Habiba Sultana's family members said the hospital authorities did not admit her because they failed to produce her coronavirus test report, which had somehow been lost.
A spokesperson of the hospital said that she was either dead or close to death by the time she was brought to the hospital, and that she would not have survived the routine procedures instituted for likely Covid-19 patients after the outbreak.
Sultana suffered a stroke on June 10 and was admitted to the National Institute of Neurosciences, said her aunt Rupa Moutushi.
Her condition deteriorated on Saturday night and the doctors told the family that she should be treated in an intensive care unit, but no bed was available at the institute's ICU, she added.
"We decided [to take her to] Ibn Sina since she worked there. She was tested for Covid-19 and the report was negative. So, we were confident that admission would not be a problem," Moutushi said.
But when the family reached Ibn Sina around 1:30am, they found that the Covid-19 test report was missing from the folder handed to them by the institute.
"It was handwritten on her file that the patient was 'Covid-19 negative' but that was not enough for the doctors at the emergency," Moutushi said, adding that the doctors from the neurosciences institute also spoke to the Ibn Sina doctors confirming that Sultana did not have Covid-19.
"We begged the doctors for two hours to just give her some primary treatment while we made other arrangements, but they wouldn't touch her. We spoke to the resident physicians of the Neuromedicine department and implored them to save her.
"We called the 999 emergency hotline.
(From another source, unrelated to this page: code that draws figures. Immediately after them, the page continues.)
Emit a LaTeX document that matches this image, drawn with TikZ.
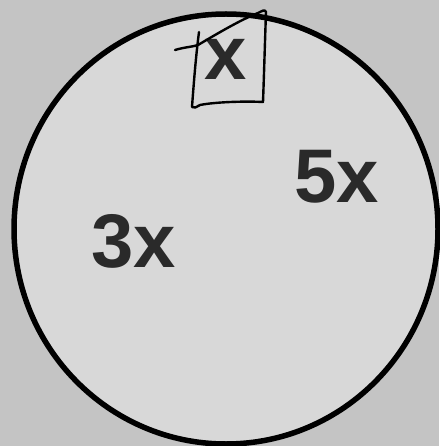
\documentclass[tikz,border=0pt]{standalone}
\usepackage{fontspec}
\setmainfont{Liberation Sans}
\definecolor{bg}{HTML}{C4C4C4}
\definecolor{disc}{HTML}{D8D8D8}
\definecolor{ink}{HTML}{2A2A2A}
\tikzset{
  lbl/.style={text=ink, font=\fontsize{76}{76}\selectfont\bfseries, anchor=base, inner sep=0pt},
  pen/.style={line width=2.4pt, line cap=round, line join=round, black}
}
\begin{document}
\begin{tikzpicture}[x=1pt,y=-1pt]
\fill[bg] (0,0) rectangle (439,446);
\useasboundingbox (0,0) rectangle (439,446);
\draw[line width=5.5pt, fill=disc] (226,229) ellipse [x radius=212, y radius=215];
\node[lbl] (three) at (134,267) {3x};
\node[lbl] (five) at (337,202) {5x};
\node[lbl] (one) at (226,80) {x};
% hand-drawn box
\draw[pen] (175,50) .. controls (185,47) and (192,47) .. (198,45)
  .. controls (215,35) and (240,20) .. (258,13)
  .. controls (262,11) and (265,9) .. (266,12)
  .. controls (265,40) and (264,75) .. (263,102)
  .. controls (245,101) and (215,102) .. (200,105)
  .. controls (196,107) and (194,109) .. (192,107)
  .. controls (194,80) and (196,55) .. (199,32);
\end{tikzpicture}
\end{document}
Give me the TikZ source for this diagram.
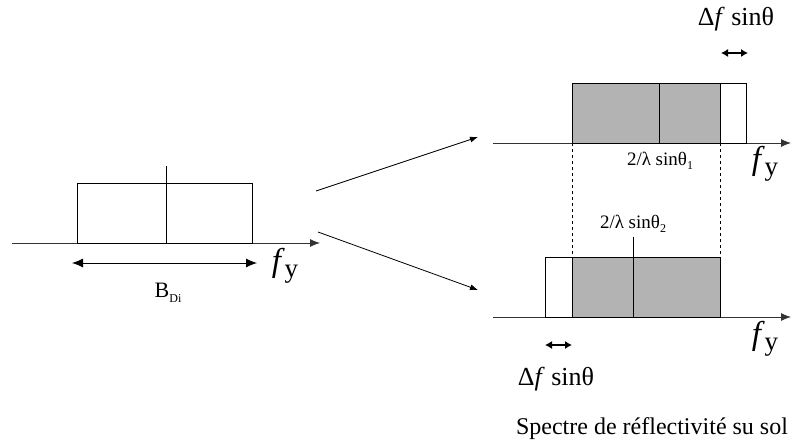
\documentclass[tikz,border=0pt]{standalone}
\usepackage{fontspec}
\setmainfont{Liberation Serif}
\usetikzlibrary{arrows.meta}
\usetikzlibrary{positioning}
\definecolor{bandgray}{RGB}{179,179,179}
\newcommand{\fy}{\textit{f}\raisebox{-0.4ex}{\fontsize{27}{29}\selectfont y}}
\newcommand{\lowsub}[1]{\raisebox{-0.45ex}{\fontsize{12}{13}\selectfont #1}}

\begin{document}
\begin{tikzpicture}[x=1pt,y=-1pt,line width=0.8pt,
  axis/.style={-{Latex[length=10pt,width=8pt]},draw=black!80},
  span/.style={{Latex[length=11pt,width=9pt]}-{Latex[length=11pt,width=9pt]}},
  shift arrow/.style={line width=1.2pt,{Latex[length=7pt,width=8pt]}-{Latex[length=7pt,width=8pt]}},
  map arrow/.style={-{Latex[length=8pt,width=6pt]}},
  band/.style={draw,fill=bandgray},
  axis label/.style={font=\fontsize{33}{35}\selectfont,inner sep=0pt},
  small label/.style={font=\fontsize{19}{21}\selectfont,inner sep=0pt},
  delta label/.style={font=\fontsize{26}{28}\selectfont,inner sep=0pt}]

  \useasboundingbox (0,0) rectangle (792,446);

  % spectre d'origine
  \coordinate (L0) at (12,243);
  \coordinate (L1) at (320,243);
  \draw[axis] (L0) -- (L1);
  \draw (77,243) rectangle (252,183);
  \draw (166,243) -- (166,166);
  \coordinate (BL) at (72,263);
  \coordinate (BR) at (257,263);
  \draw[span] (BL) -- (BR);
  \node[axis label] at (285,266) (fyL) {\fy};
  \node[font=\fontsize{22}{24}\selectfont,inner sep=0pt] at (168,293) (bdi) {B\lowsub{Di}};

  % passage vers les deux spectres
  \coordinate (M1a) at (316,191);
  \coordinate (M1b) at (478,137);
  \coordinate (M2a) at (318,232);
  \coordinate (M2b) at (478,290);
  \draw[map arrow] (M1a) -- (M1b);
  \draw[map arrow] (M2a) -- (M2b);

  % spectre du haut
  \coordinate (U0) at (493,143);
  \coordinate (U1) at (791,143);
  \draw[axis] (U0) -- (U1);
  \draw[band] (572,143) rectangle (720,83);
  \draw (720,143) rectangle (746,83);
  \draw (659,143) -- (659,83);
  \node[small label] at (660,161) (th1) {2/λ sinθ\lowsub{1}};
  \node[axis label] at (765,164) (fyU) {\fy};
  \coordinate (DU0) at (721,53);
  \coordinate (DU1) at (748,53);
  \draw[shift arrow] (DU0) -- (DU1);
  \node[delta label] at (736,19) (dfU) {Δ\textit{f} sinθ};

  % repères en pointillés
  \draw[dashed,line width=0.6pt] (572,143) -- (572,257);
  \draw[dashed,line width=0.6pt] (720,143) -- (720,257);

  % spectre du bas
  \coordinate (D0) at (493,317);
  \coordinate (D1) at (791,317);
  \draw[axis] (D0) -- (D1);
  \draw (545,317) rectangle (572,257);
  \draw[band] (572,317) rectangle (720,257);
  \draw (633,317) -- (633,237);
  \node[small label] at (633,224) (th2) {2/λ sinθ\lowsub{2}};
  \node[axis label] at (765,339) (fyD) {\fy};
  \coordinate (DD0) at (545,345);
  \coordinate (DD1) at (572,345);
  \draw[shift arrow] (DD0) -- (DD1);
  \node[delta label] at (556,379) (dfD) {Δ\textit{f} sinθ};

  \node[font=\fontsize{24}{26}\selectfont,inner sep=0pt] at (652,429) (caption) {Spectre de réflectivité su sol};
\end{tikzpicture}
\end{document}
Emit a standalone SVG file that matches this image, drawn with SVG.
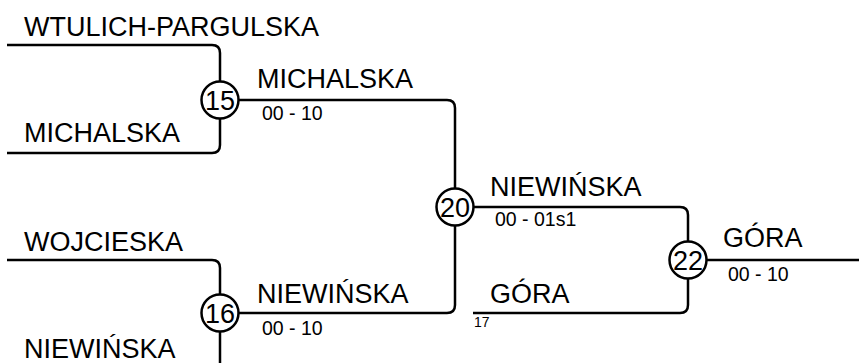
<svg xmlns="http://www.w3.org/2000/svg" width="859" height="363" viewBox="0 0 859 363">
<style>
.ln{fill:none;stroke:#000;stroke-width:2.5}
.nd{fill:#fff;stroke:#000;stroke-width:2.5}
.nm{font-family:"Liberation Sans",Arial,sans-serif;font-size:27px;text-anchor:middle;fill:#000}
.t{font-family:"Liberation Sans",Arial,sans-serif;font-size:27px;fill:#000}
.s{font-family:"Liberation Sans",Arial,sans-serif;font-size:19.5px;fill:#000}
.x{font-family:"Liberation Sans",Arial,sans-serif;font-size:14px;fill:#000}
</style>
<rect width="859" height="363" fill="#fff"/>
<g id="connectors">
<path class="ln" d="M7,45 H212 Q220,45 220,53 V100"/>
<path class="ln" d="M7,153 H212 Q220,153 220,145 V100"/>
<path class="ln" d="M220,100 H447 Q455,100 455,108 V207"/>
<path class="ln" d="M7,260 H212 Q220,260 220,268 V313"/>
<path class="ln" d="M220,313 V363"/>
<path class="ln" d="M220,313 H447 Q455,313 455,305 V207"/>
<path class="ln" d="M455,207 H680 Q688,207 688,215 V260"/>
<path class="ln" d="M473,313 H680 Q688,313 688,305 V260"/>
<path class="ln" d="M688,260 H859"/>
</g>
<g id="labels">
<text class="t" x="24" y="35.5">WTULICH-PARGULSKA</text>
<text class="t" x="24" y="141.7">MICHALSKA</text>
<text class="t" x="257" y="88.3">MICHALSKA</text>
<text class="s" x="262" y="120">00 - 10</text>
<text class="t" x="24" y="250.7">WOJCIESKA</text>
<text class="t" x="24" y="358.3">NIEWIŃSKA</text>
<text class="t" x="257" y="303.3">NIEWIŃSKA</text>
<text class="s" x="262" y="335">00 - 10</text>
<text class="t" x="490" y="195.7">NIEWIŃSKA</text>
<text class="s" x="495" y="226">00 - 01s1</text>
<text class="t" x="490" y="303.3">GÓRA</text>
<text class="x" x="474" y="326.7">17</text>
<text class="t" x="723" y="247.3">GÓRA</text>
<text class="s" x="728" y="280.7">00 - 10</text>
</g>
<g id="node15"><circle class="nd" cx="220" cy="100" r="18.5"/><text class="nm" x="220" y="109.5">15</text></g>
<g id="node16"><circle class="nd" cx="220" cy="313" r="18.5"/><text class="nm" x="220" y="322.5">16</text></g>
<g id="node20"><circle class="nd" cx="455" cy="207" r="18.5"/><text class="nm" x="455" y="216.5">20</text></g>
<g id="node22"><circle class="nd" cx="688" cy="260" r="18.5"/><text class="nm" x="688" y="269.5">22</text></g>
</svg>
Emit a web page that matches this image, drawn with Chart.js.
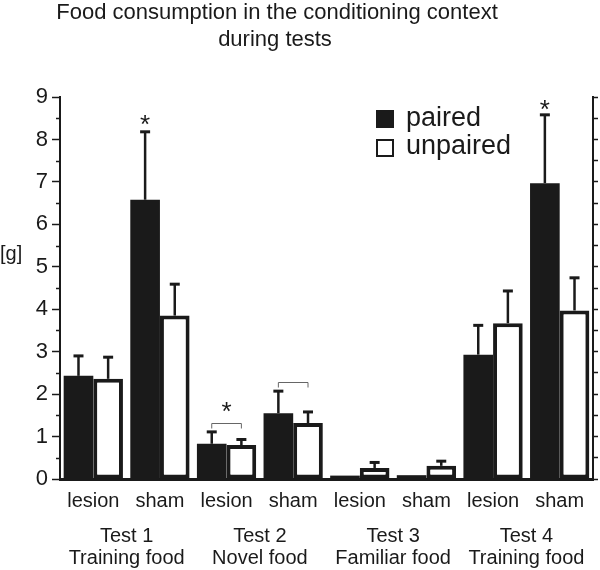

They sent over police from Dhanmondi Police Station. Around 3:30am the police came to discuss. During all of this, her limbs started going limp. We were losing her. The police quickly instructed the doctors to take her to the emergency."
The doctors then hooked her to the electrocardiogram machine, but the monitor only showed a flat line, she said.
"She was moving, she was breathing when we brought her to the hospital. She died during the two hours."
Anisuzzaman, senior general manager at Ibn Sina Hospitals, said, "She was brought dead, or when she was close to death. We give primary treatment to patients who are likely to have Covid-19 and get them tested. She would not have survived that procedure."
A resident physician who requested not to be named, said, "The patient had breathing difficulties. These patients usually get admitted into the flu corner and get tested. They cannot be taken to the ICU directly. This is the hospital's protocol. The emergency unit was asked to follow the protocol."
Sultana graduated from Ibn Sina Nursing Institute's diploma programme in nursing and midwifery in 2018. She was buried in Naogaon.